Scotland is set to abolish the Right to Buy housing scheme by 2017 claiming it can no longer afford to lose social homes.
The policy, where council tenants can buy their own homes at a discounted price, was a key feature of former prime minister Margaret Thatcher’s tenure in the 1980s and has been revived by Chancellor George Osborne.
At the March Budget, Osborne raised Right to Buy discounts for social homes to £100,000 showing a growing divergence between the Scottish and UK Governments on housing policy.
The Scottish Government says up to 15,000 homes will be protected over the next decade and it will safeguard homes for future generations.
Any social housing tenant who still has the right to buy will have a period of three years to exercise it following royal assent of the Housing Bill, expected in Autumn 2014.
Scotland deputy first minister Nicola Sturgeon says: “It is absolutely vital that people can access social housing when they need it most. Social housing is under significant pressure and so too are the budgets that support it.

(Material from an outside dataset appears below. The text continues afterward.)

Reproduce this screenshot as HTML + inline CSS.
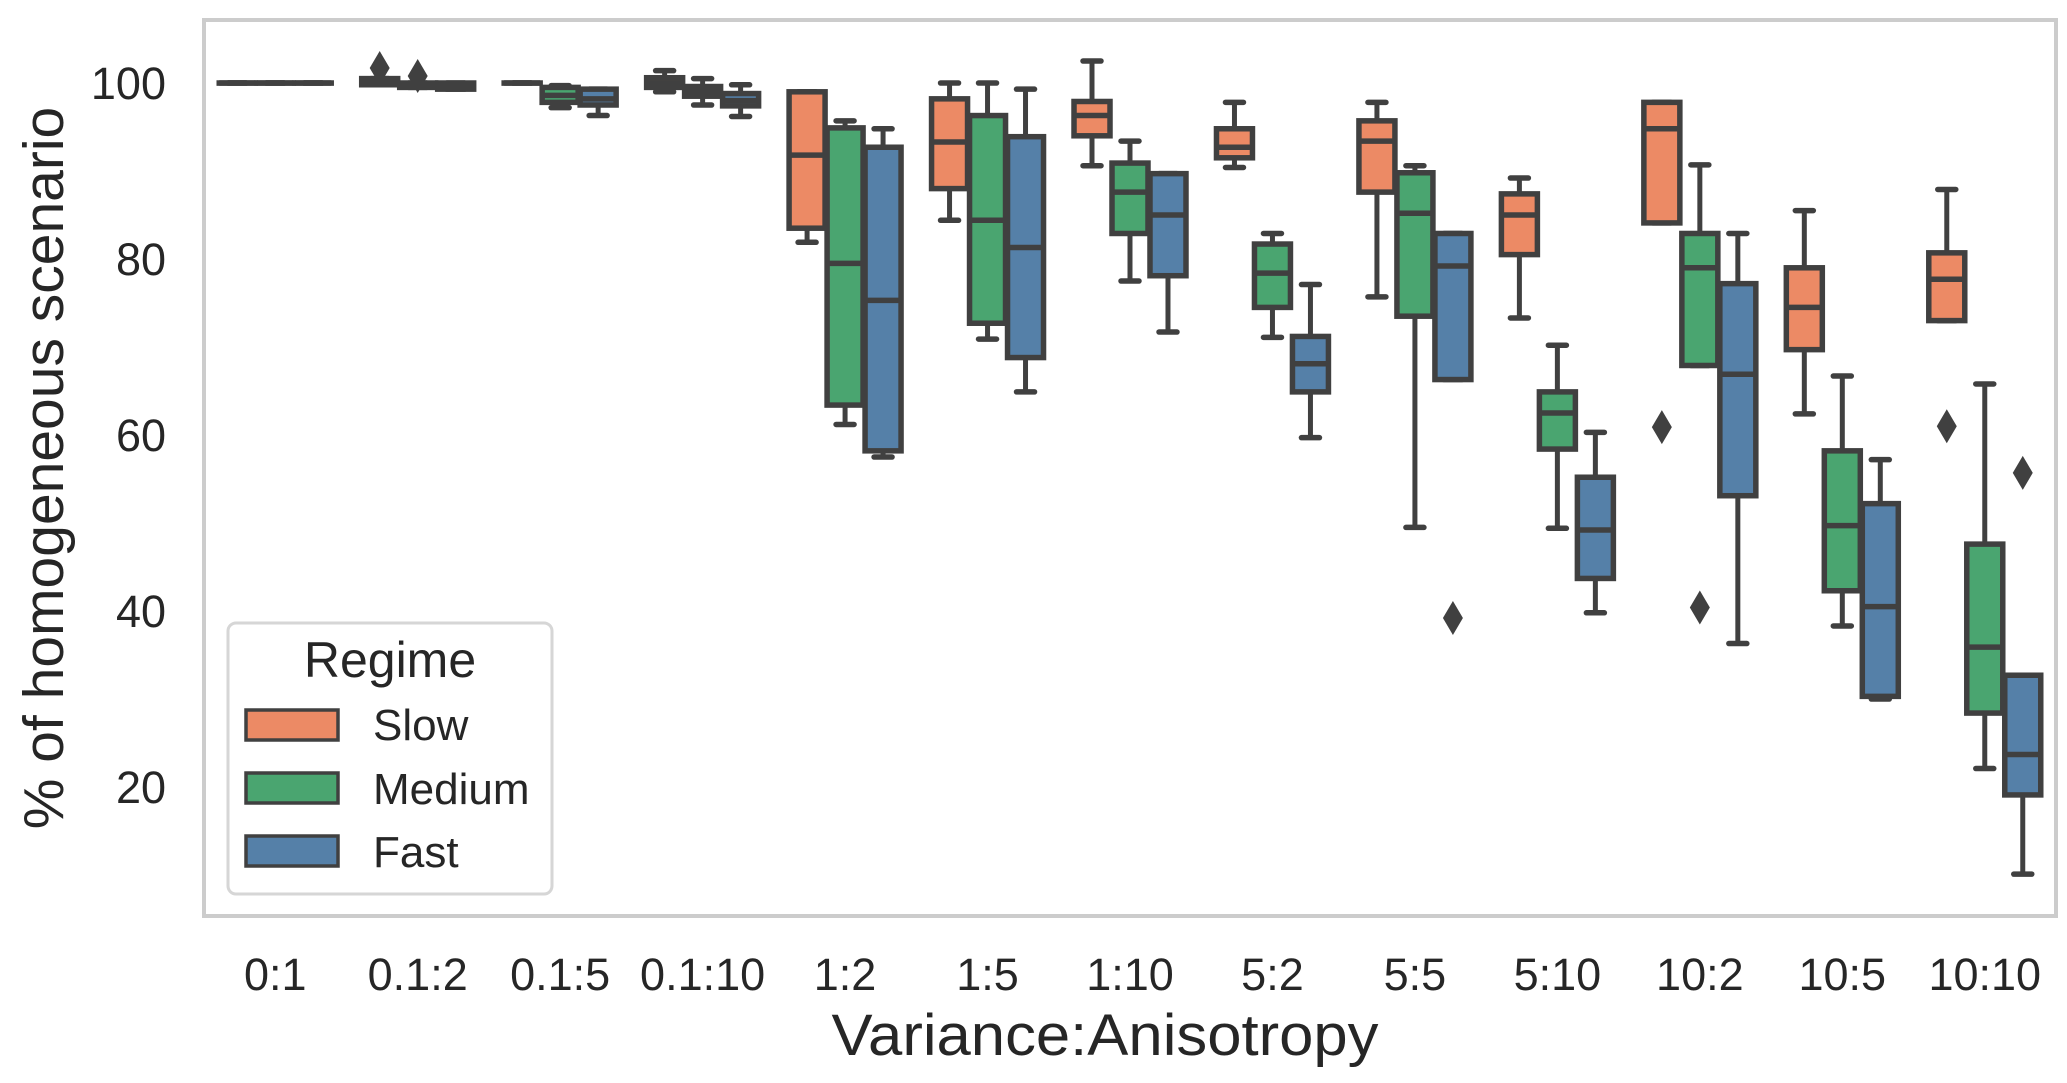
<!DOCTYPE html>
<html><head><meta charset="utf-8"><style>
body{margin:0;background:#fff;}
svg{display:block;font-family:"Liberation Sans",Arial,sans-serif;}
</style></head><body>
<svg id="chart" width="2067" height="1083" viewBox="0 0 2067 1083">
<rect x="0" y="0" width="2067" height="1083" fill="#fff"/>
<rect x="204" y="20" width="1852" height="896" fill="#fff" stroke="#cccccc" stroke-width="4"/>
<g id="marks"></g>
<g id="axes"></g>
<text x="1105" y="1055" font-size="58" textLength="547" lengthAdjust="spacingAndGlyphs" text-anchor="middle" fill="#262626">Variance:Anisotropy</text>
<text transform="translate(48,468) rotate(-90)" font-size="57" text-anchor="middle" dominant-baseline="middle" fill="#262626">% of homogeneous scenario</text>
<g>
<rect x="228" y="623" width="324" height="271" rx="8" fill="#fff" stroke="#d6d6d6" stroke-width="3"/>
<text x="390" y="677" font-size="50" text-anchor="middle" fill="#262626">Regime</text>
<rect x="246" y="710" width="92" height="30" fill="#ec8a65" stroke="#404040" stroke-width="3.5"/>
<text x="373" y="740" font-size="44" fill="#262626">Slow</text>
<rect x="246" y="773" width="92" height="30" fill="#4aa570" stroke="#404040" stroke-width="3.5"/>
<text x="373" y="804" font-size="44" fill="#262626">Medium</text>
<rect x="246" y="836" width="92" height="30" fill="#5580a8" stroke="#404040" stroke-width="3.5"/>
<text x="373" y="867" font-size="44" fill="#262626">Fast</text>
</g>
</svg>
<script>
const categories=["0:1","0.1:2","0.1:5","0.1:10","1:2","1:5","1:10","5:2","5:5","5:10","10:2","10:5","10:10"];
const regimes=["Slow","Medium","Fast"];
const colors=["#ec8a65","#4aa570","#5580a8"];
const yTicks=[20,40,60,80,100];
// each entry: [whiskerLow, q1, median, q3, whiskerHigh]
const slowStats=[[100,100,100,100,100],[99.8,99.8,100,100.5,100.5],[100,100,100,100,100],[99,99.5,100,100.6,101.4],[81.9,83.5,91.8,99,99],[84.4,88,93.3,98.2,100],[90.6,94,96.3,97.9,102.5],[90.4,91.5,92.7,94.8,97.8],[75.7,87.6,93.4,95.7,97.8],[73.3,80.5,85,87.4,89.2],[84.1,84.1,94.8,97.8,97.8],[62.4,69.7,74.5,79,85.5],[73,73,77.7,80.7,87.9]];
const mediumStats=[[100,100,100,100,100],[99.5,99.5,99.7,100,100],[97.2,97.8,98.6,99.5,99.7],[97.5,98.5,99,99.6,100.5],[61.2,63.4,79.5,94.9,95.7],[70.9,72.7,84.4,96.3,100],[77.5,82.9,87.6,90.9,93.4],[71.1,74.5,78.4,81.7,82.9],[49.5,73.5,85.2,89.8,90.6],[49.4,58.4,62.5,64.9,70.2],[67.9,67.9,79,82.9,90.7],[38.3,42.3,49.7,58.2,66.7],[22.1,28.4,35.9,47.6,65.8]];
const fastStats=[[100,100,100,100,100],[99.3,99.3,99.6,100,100],[96.3,97.5,98.2,99.3,99.3],[96.2,97.4,98,98.8,99.8],[57.5,58.2,75.3,92.7,94.8],[64.9,68.8,81.3,93.9,99.3],[71.7,78.1,85,89.7,89.7],[59.7,64.9,68.1,71.2,77.1],[66.3,66.3,79.2,82.9,82.9],[39.8,43.7,49.2,55.2,60.3],[36.3,53.1,66.9,77.2,82.9],[30,30.3,40.5,52.2,57.2],[10.1,19.1,23.7,32.7,32.7]];
// outliers: [categoryIndex, value]
const slowOutliers=[[1,101.7],[10,60.9],[12,61]];
const mediumOutliers=[[1,100.8],[10,40.4]];
const fastOutliers=[[8,39.2],[12,55.7]];

const NS="http://www.w3.org/2000/svg";
const L=204,R=2056,T=20,B=916;
const band=(R-L)/categories.length;
function xPos(i){return L+band*(i+0.5);}
function yPos(v){return 83+(100-v)*8.8;}
const boxW=band*0.8/3;
function mk(tag,attrs,parent){const e=document.createElementNS(NS,tag);for(const k in attrs)e.setAttribute(k,attrs[k]);parent.appendChild(e);return e;}
const marks=document.getElementById('marks');
const axes=document.getElementById('axes');
const stroke="#404040";
const allStats=[slowStats,mediumStats,fastStats];
const allOut=[slowOutliers,mediumOutliers,fastOutliers];
for(let r=0;r<3;r++){
  allStats[r].forEach((s,i)=>{
    const cx=xPos(i)+(r-1)*boxW;
    const g=mk('g',{},marks);
    
    
    const [lo,q1,md,q3,hi]=s;
    const w=boxW-2;
    mk('line',{x1:cx,x2:cx,y1:yPos(hi),y2:yPos(q3),stroke:stroke,'stroke-width':5},g);
    mk('line',{x1:cx,x2:cx,y1:yPos(q1),y2:yPos(lo),stroke:stroke,'stroke-width':5},g);
    mk('line',{x1:cx-w/4,x2:cx+w/4,y1:yPos(hi),y2:yPos(hi),stroke:stroke,'stroke-width':5.5,'stroke-linecap':'round'},g);
    mk('line',{x1:cx-w/4,x2:cx+w/4,y1:yPos(lo),y2:yPos(lo),stroke:stroke,'stroke-width':5.5,'stroke-linecap':'round'},g);
    mk('rect',{x:cx-w/2,y:yPos(q3),width:w,height:Math.max(yPos(q1)-yPos(q3),0.1),fill:colors[r],stroke:stroke,'stroke-width':5.5},g);
    mk('line',{x1:cx-w/2,x2:cx+w/2,y1:yPos(md),y2:yPos(md),stroke:stroke,'stroke-width':5.5},g);
  });
  allOut[r].forEach(o=>{
    const cx=xPos(o[0])+(r-1)*boxW, cy=yPos(o[1]);
    const p=mk('polygon',{points:`${cx},${cy-17} ${cx+10},${cy} ${cx},${cy+17} ${cx-10},${cy}`,fill:stroke},marks);
    
    
  });
}
categories.forEach((c,i)=>{
  const t=mk('text',{x:xPos(i),y:990,'font-size':45,'text-anchor':'middle',fill:'#262626'},axes);
  t.textContent=c;
  
  
});
yTicks.forEach(v=>{
  const t=mk('text',{x:166,y:yPos(v)+16,'font-size':45,'text-anchor':'end',fill:'#262626'},axes);
  t.textContent=v;
  
  
});
</script>
</body></html>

“The Scottish Government is doing everything possible to maximise our investment in housing and deliver on our target of 30,000 new, affordable homes over the lifetime of this Parliament.
“But, given the pressure on both the housing stock and budgets – and with 400,000 people on waiting lists for social housing – we can no longer afford to see badly needed homes lost to the social sector.”
Shelter Scotland welcomed the move claiming it is an “outdated” policy and has no place on Scotland’s housing landscape.